Jefferson was truly adventurous when it came to the palate: He grew and ate tomatoes at a time when many Americans believed them to be poisonous (they come from the deadly nightshade family, but Edwin Booth was John Wilkes Booth's brother and he turned out okay). His time in France broadened his life experience, but also his tastes.

Call them what they are: pommes de terre frites à cru en petites tranches

One of the things he brought with him was a taste for ice cream, as the website for his home, Monticello (now an historical site), reports. He delighted in delighting guests with it, and his personal recipe, written by his own hand, survives today. Speaking of comfort foods, Jefferson is also credited with introducing nouilly á maccaroni — what became mac and cheese, sometimes served as a sort of savory pie. And although he preferred them cut into rounds, instead of sticks, we also have his recipe for pommes de terre frites à cru en petites tranches — what you get when you ask for an order of fries: "potatoes deep-fried while raw, in small cuttings," says Mental Floss.
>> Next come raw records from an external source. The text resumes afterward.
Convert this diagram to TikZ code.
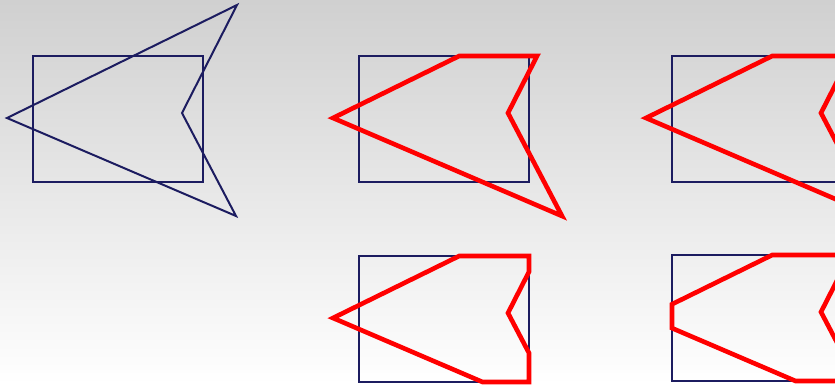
\documentclass[tikz,border=0pt]{standalone}
\usetikzlibrary{calc}

\definecolor{winblue}{RGB}{28,28,96}
\definecolor{bgtop}{RGB}{208,208,208}
\definecolor{bgmid}{RGB}{238,238,238}

\begin{document}
\begin{tikzpicture}[
    x=1pt, y=-1pt,
    window/.style={draw=winblue, line width=2pt},
    subject/.style={draw=winblue, line width=2pt, line join=miter},
    clipped/.style={draw=red, line width=4.6pt, line join=miter},
]

% Parameters (clip window size)
\def\Wd{170}
\def\Ht{126}

% window corners and polygon vertices, relative to the window's top left corner
\def\panelpoints{%
    \coordinate (wnw) at (0,0);
    \coordinate (wne) at (\Wd,0);
    \coordinate (wse) at (\Wd,\Ht);
    \coordinate (wsw) at (0,\Ht);
    \coordinate (T) at (204,-51);
    \coordinate (L) at (-26,62);
    \coordinate (B) at (203,160);
    \coordinate (N) at (149,57);
    \draw[window] (wnw) rectangle (wse);
}

% === Background ===
\useasboundingbox (0,0) rectangle (835,385);
\shade[top color=bgtop, middle color=bgmid, bottom color=white]
    (0,0) rectangle (835,385);

% === Original polygon ===
\begin{scope}[shift={(33,56)}]
    \panelpoints
    \draw[subject] (T) -- (L) -- (B) -- (N) -- cycle;
\end{scope}

% === Clipped against top edge ===
\begin{scope}[shift={(359,56)}]
    \panelpoints
    \draw[clipped] (intersection of T--L and wnw--wne) -- (L) -- (B) -- (N)
        -- (intersection of N--T and wnw--wne) -- cycle;
\end{scope}

% === Clipped against top and right edges ===
\begin{scope}[shift={(672,56)}]
    \panelpoints
    \draw[clipped] (L) -- (intersection of L--B and wne--wse)
        -- (intersection of B--N and wne--wse) -- (N)
        -- (intersection of N--T and wne--wse) -- (wne)
        -- (intersection of T--L and wnw--wne) -- cycle;
\end{scope}

% === Clipped against top, right and bottom edges ===
\begin{scope}[shift={(359,256)}]
    \panelpoints
    \draw[clipped] (intersection of L--B and wsw--wse) -- (wse)
        -- (intersection of B--N and wne--wse) -- (N)
        -- (intersection of N--T and wne--wse) -- (wne)
        -- (intersection of T--L and wnw--wne) -- (L) -- cycle;
\end{scope}

% === Clipped against all four edges ===
\begin{scope}[shift={(672,255)}]
    \panelpoints
    \draw[clipped] (intersection of L--B and wnw--wsw)
        -- (intersection of L--B and wsw--wse) -- (wse)
        -- (intersection of B--N and wne--wse) -- (N)
        -- (intersection of N--T and wne--wse) -- (wne)
        -- (intersection of T--L and wnw--wne)
        -- (intersection of T--L and wnw--wsw) -- cycle;
\end{scope}

\end{tikzpicture}
\end{document}
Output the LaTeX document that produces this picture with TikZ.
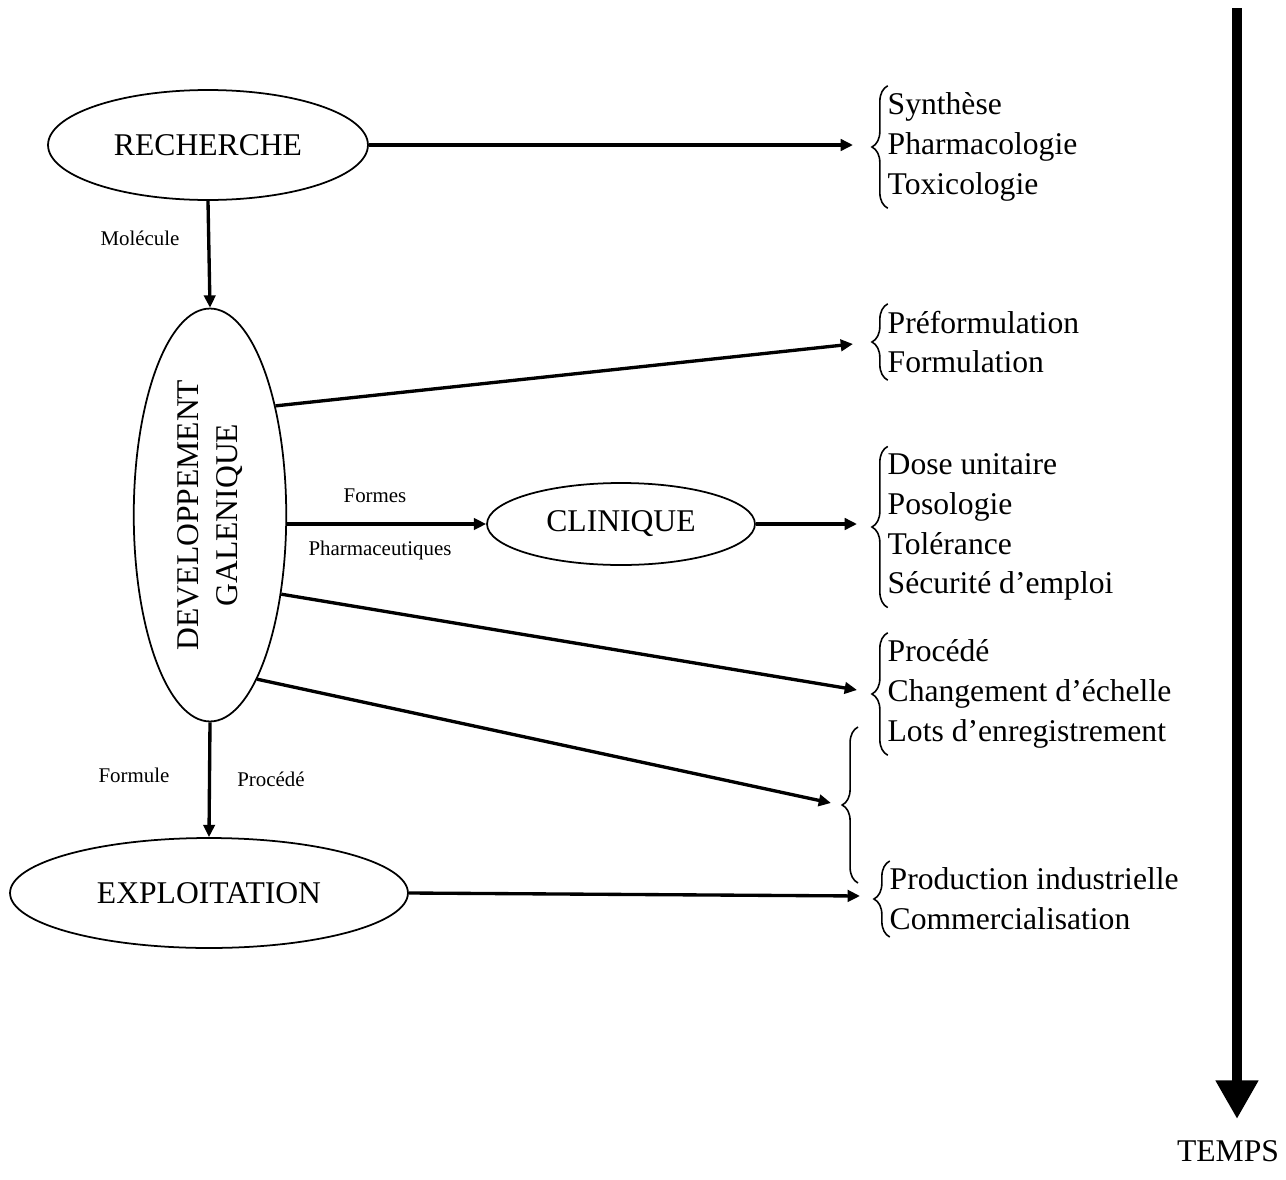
\documentclass[tikz,border=0pt]{standalone}
\usepackage{fontspec}
\setmainfont{Liberation Serif}
\usetikzlibrary{arrows.meta,decorations.pathreplacing,shapes.geometric}
\newcommand{\listfont}{\fontsize{18}{22.7}\selectfont}
\newcommand{\labfont}{\fontsize{11.9}{14}\selectfont}

\begin{document}
\begin{tikzpicture}[x=0.02cm,y=-0.02cm,>={Triangle[length=7pt,width=6.5pt]},line width=1.9pt]
    \tikzstyle{stage}=[ellipse,draw,line width=1pt,inner sep=0pt,font=\listfont]
    \tikzstyle{list}=[anchor=west,align=left,inner sep=0pt,font=\listfont]
    \tikzstyle{lab}=[font=\labfont]
    \tikzstyle{curly}=[decorate,decoration={brace,amplitude=9pt},line width=0.9pt]
    \useasboundingbox (0,0) rectangle (1286,1180);

    \node[stage,minimum width=6.4cm,minimum height=2.2cm] (rech) at (208,145) {RECHERCHE};
    \node[stage,minimum width=3.05cm,minimum height=8.26cm] (dev) at (210,515)
        {\rotatebox{90}{\begin{tabular}{@{}c@{}}DEVELOPPEMENT\\GALENIQUE\end{tabular}}};
    \node[stage,minimum width=5.36cm,minimum height=1.64cm] (clin) at (621,524) {CLINIQUE};
    \node[stage,minimum width=7.96cm,minimum height=2.2cm] (expl) at (209,893) {EXPLOITATION};

    \node[list] (l-rech) at (886,147) {Synthèse\\Pharmacologie\\Toxicologie};
    \node[list] (l-form) at (886,342) {Préformulation\\Formulation};
    \node[list] (l-clin) at (886,527) {Dose unitaire\\Posologie\\Tolérance\\Sécurité d’emploi};
    \node[list] (l-proc) at (886,694) {Procédé\\Changement d’échelle\\Lots d’enregistrement};
    \node[list] (l-expl) at (888,899) {Production industrielle\\Commercialisation};

    \foreach \l in {l-rech,l-form,l-clin,l-proc,l-expl}
        \draw[curly] ([xshift=1pt,yshift=-3pt]\l.south west) -- ([xshift=1pt,yshift=3pt]\l.north west);

    \coordinate (mid-bot) at (858,883);
    \coordinate (mid-top) at (858,727);
    \draw[curly] (mid-bot) -- (mid-top);

    \coordinate (e-rech) at (853,145);
    \coordinate (e-form) at (853,344);
    \coordinate (e-clin) at (857,524);
    \coordinate (e-proc) at (857,690);
    \coordinate (e-mid) at (831,803);
    \coordinate (e-expl) at (860,896);

    \draw[->] (rech.east) -- (e-rech);
    \draw[->] (rech.south) -- (dev.north);
    \draw[->] (dev.59) -- (e-form);
    \draw[->] (dev.east |- clin.west) -- (clin.west);
    \draw[->] (clin.east) -- (e-clin);
    \draw[->] (dev.-48) -- (e-proc);
    \draw[->] (dev.-74) -- (e-mid);
    \draw[->] (dev.south) -- (expl.north);
    \draw[->] (expl.east) -- (e-expl);

    \node[lab] (mol) at (140,238) {Molécule};
    \node[lab] (formes) at (375,496) {Formes};
    \node[lab] (pharm) at (380,550) {Pharmaceutiques};
    \node[lab] (formule) at (134,775) {Formule};
    \node[lab] (procede) at (271,779) {Procédé};

    % time axis
    \coordinate (t-top) at (1237,8);
    \coordinate (t-bot) at (1237,1119);
    \draw[line width=5.5pt,-{Triangle[length=22pt,width=23pt]}] (t-top) -- (t-bot);
    \node[font=\listfont] (temps) at (1228,1151) {TEMPS};
\end{tikzpicture}
\end{document}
Jefferson is also credited with introducing champagne to America, as well as parmesan cheese (which would be helpful in preparing that nouilly á maccaroni). He had a fondness for olive oil and the trees which produced it — "Of all the gifts of heaven to man, it is next to the most precious, if it be not the most precious," he wrote, according to History Net, convinced they could be cultivated successfully in North America.

Peter Hatch, director of gardens and grounds at Monticello, told History Net that Jefferson was America's "first foodie." The story checks out.